CALGARY, Alberta – After seeing its share price plummet by 11% the morning after it released stellar Q1 results, Writedown Resources plans to release much poorer than expected results in the second fiscal quarter.
The Calgary-based intermediate oil and gas producer figures it can play reverse psychology on the market and benefit from a surge in share price in the middle of July 2014 with this new strategy. The company’s President & CEO explains.
I really don’t understand the markets’ response to Writedown significantly beating reserves, production, and capital guidance. Our debt-to-funds flow ratio is as healthy as it’s ever been at 1.17, and we beat analysts’ prediction for our after-tax debt-adjusted cash flow per share. This is mind boggling. I, and the rest of the executive team, strongly believe that releasing poor results is the way to gain back investor confidence – Thomas Touchit, P.Eng., President & CEO
According to Dick Stroker, Writedown Resources’ VP of Operations & Development, the company will achieve reduced production results in creative ways. He plans to burn through roughly the entire year’s worth of capital budget in 2 months by drilling and multi-stage fracking a significant number of dual-leg horizontal wells into the aquifer that underlies one of the company’s core properties.

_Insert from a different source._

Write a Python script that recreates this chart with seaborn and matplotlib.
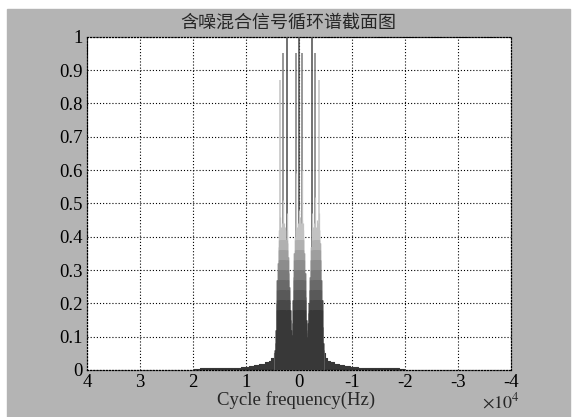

His plan? To produce water from the pressure-supporting subterranean ocean to steal energy away from the producing oil wells. “I expect total fluid rates to drop by at least 50% with our “back off aquifer” technique, and the oil rates will follow in lock step. This will help us come in waaaay under on our daily production guidance. In fact, mid-Q2 2014 I will recommend to executive management that we announce a lower production target to the streets, just to get then ready,” Mr. Stroker explains.
The company expects the significant drop in production, that it expects to be down roughly 80% of its Q1 2014 guidance, to automatically take care of a bust in reserves that the company has promised to the streets.
And just to top off this reverse psychological PR stunt, the company plans to stage at least 1 Category A major oil spill incident, 3 major lost time incidents in the field and 1 in the office, and at least 7 reportable near misses. Stroker continues, “If all of this doesn’t speak to poor results, I’m not sure will.”
Energy analysts are dumbfounded by the company’s plan, and its competitors believe that such investor relation tactics will shed a bad light on the credibility of all oil and gas producers. But Writedown Resources is sticking to its belief that if great results yield a drop in share price, then the converse must also be true.
2P News Finance will continue to follow this story and will be first to report on the results as they become available.